Last week in TNN I discussed the American Journalism Review article by former New York Times reporter Robert M. Smith in which he described a lunch he had in August 1972 with L. Patrick Gray in which (Smith now says) the acting FBI director conveyed by wordless facial expressions the implication that the White House was involved in the cover-up of the Watergate break-in. When the Times reported on Smith’s recollections last month, Ed Gray, who co-authored the book In Nixon’s Web with his late father, took issue with them, and at the AJR site this week he explains why:
The truth is that at the time of this luncheon–as my father testified multiple times under oath–neither he nor anyone else in the FBI had any evidence whatsoever that the president was involved. At that early stage of the FBI’s Watergate investigation, the White House’s criminal cover-up was still working perfectly. My father was still convinced of the opposite–that Nixon was trying to get to the bottom of it, too.
And as for the attorney general? Here I can even more emphatically deny that my father nodded in answer to that question. The attorney general was Richard Kleindienst, not John Mitchell, and Kleindienst, a very close friend of my father, was never implicated in Watergate at all.
Perhaps Smith asked about Mitchell, Kleindienst’s predecessor and then Nixon’s campaign manager. If so, he’s directly misquoted himself here, leaving us to wonder about the accuracy of the rest of his recollection.

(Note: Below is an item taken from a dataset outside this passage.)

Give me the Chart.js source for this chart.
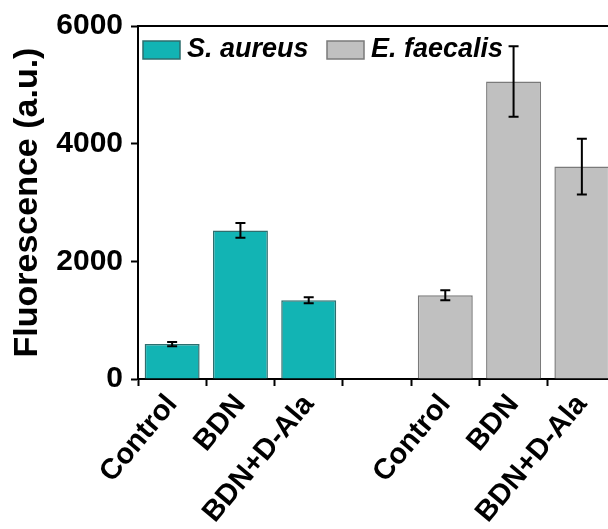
<!DOCTYPE html>
<html>
<head>
<meta charset="utf-8">
<script src="https://cdn.jsdelivr.net/npm/chart.js@4/dist/chart.umd.min.js"></script>
<style>
  html, body { margin: 0; padding: 0; background: #fff; overflow: hidden; }
  #wrap { width: 620px; height: 529px; }
</style>
</head>
<body>
<div id="wrap"><canvas id="c" width="620" height="529"></canvas></div>
<script>
const categories = ['Control', 'BDN', 'BDN+D-Ala', '', 'Control', 'BDN', 'BDN+D-Ala'];
const sAureus = [593, 2525, 1339, null, null, null, null];
const sAureusErr = [35, 125, 50, null, null, null, null];
const eFaecalis = [null, null, null, null, 1424, 5056, 3610];
const eFaecalisErr = [null, null, null, null, 85, 600, 475];
const yTicks = [0, 2000, 4000, 6000];
const seriesNames = ['S. aureus', 'E. faecalis'];

const FONT = "'Liberation Sans', Arial, sans-serif";

const errorBars = {
  id: 'errorBars',
  afterDatasetsDraw(chart) {
    const ctx = chart.ctx;
    const y = chart.scales.y;
    chart.data.datasets.forEach((ds, di) => {
      const meta = chart.getDatasetMeta(di);
      ds.errors.forEach((e, i) => {
        const v = ds.data[i];
        if (v == null || e == null) return;
        const x = meta.data[i].x;
        const yt = y.getPixelForValue(v + e);
        const yb = y.getPixelForValue(v - e);
        ctx.save();
        ctx.strokeStyle = '#000';
        ctx.lineWidth = 2;
        ctx.beginPath();
        ctx.moveTo(x, yt); ctx.lineTo(x, yb);
        ctx.moveTo(x - 5, yt); ctx.lineTo(x + 5, yt);
        ctx.moveTo(x - 5, yb); ctx.lineTo(x + 5, yb);
        ctx.stroke();
        ctx.restore();
      });
    });
  }
};

const frameAndLegend = {
  id: 'frameAndLegend',
  afterDraw(chart) {
    const ctx = chart.ctx;
    const a = chart.chartArea;
    ctx.save();
    ctx.strokeStyle = '#000';
    ctx.lineWidth = 2;
    ctx.beginPath();
    ctx.moveTo(a.left, a.top);
    ctx.lineTo(a.right, a.top);
    ctx.moveTo(a.right, a.top);
    ctx.lineTo(a.right, a.bottom);
    ctx.stroke();
    // legend
    const boxes = [a.left + 5, a.left + 189];
    ctx.font = "italic bold 27px " + FONT;
    ctx.textBaseline = 'middle';
    ctx.textAlign = 'left';
    chart.data.datasets.forEach((ds, i) => {
      const bx = boxes[i], by = a.top + 15;
      ctx.fillStyle = ds.backgroundColor;
      ctx.fillRect(bx, by, 37, 18);
      ctx.strokeStyle = ds.borderColor;
      ctx.lineWidth = 1.5;
      ctx.strokeRect(bx, by, 37, 18);
      ctx.fillStyle = '#000';
      ctx.fillText(ds.label, bx + 44, by + 9);
    });
    ctx.restore();
  }
};

new Chart(document.getElementById('c'), {
  type: 'bar',
  data: {
    labels: categories,
    datasets: [
      {
        label: seriesNames[0],
        data: sAureus,
        errors: sAureusErr,
        backgroundColor: '#12B4B4',
        borderColor: '#2E6E6E',
        borderWidth: 1.5,
        grouped: false,
        barPercentage: 0.805,
        categoryPercentage: 1
      },
      {
        label: seriesNames[1],
        data: eFaecalis,
        errors: eFaecalisErr,
        backgroundColor: '#C0C0C0',
        borderColor: '#7A7A7A',
        borderWidth: 1.5,
        grouped: false,
        barPercentage: 0.805,
        categoryPercentage: 1
      }
    ]
  },
  options: {
    responsive: false,
    animation: false,
    layout: { padding: { top: 25, right: 4, left: 0, bottom: 0 } },
    plugins: { legend: { display: false }, tooltip: { enabled: false } },
    scales: {
      x: {
        afterFit(s) { s.height = 150; },
        grid: { display: true, drawOnChartArea: false, drawTicks: true, tickLength: 7, tickColor: '#000', tickWidth: 2 },
        border: { display: true, color: '#000', width: 2 },
        ticks: {
          autoSkip: false, maxRotation: 50, minRotation: 50, padding: 2,
          color: '#000', font: { family: FONT, size: 29, weight: 'bold' }
        }
      },
      y: {
        min: 0, max: 6000,
        afterFit(s) { s.width = 138; },
        afterBuildTicks(s) { s.ticks = yTicks.map(v => ({ value: v })); },
        grid: { display: true, drawOnChartArea: false, drawTicks: true, tickLength: 7, tickColor: '#000', tickWidth: 2 },
        border: { display: true, color: '#000', width: 2 },
        ticks: {
          padding: 8, color: '#000',
          callback: (v) => String(v),
          font: { family: FONT, size: 30, weight: 'bold' }
        },
        title: {
          display: true, text: 'Fluorescence (a.u.)', color: '#000',
          font: { family: FONT, size: 34, weight: 'bold' },
          padding: { top: 7, bottom: 4 }
        }
      }
    }
  },
  plugins: [errorBars, frameAndLegend]
});
</script>
</body>
</html>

But if Smith had asked about Mitchell, silence–without the nod–would have been my father’s only possible answer. August 1972 was way too early for anyone involved in the investigation to know Mitchell was part of the cover-up. No investigators up to and including Kleindienst and my father knew of Mitchell’s involvement until White House Counsel John Dean started confessing in April 1973, nearly eight months after this luncheon.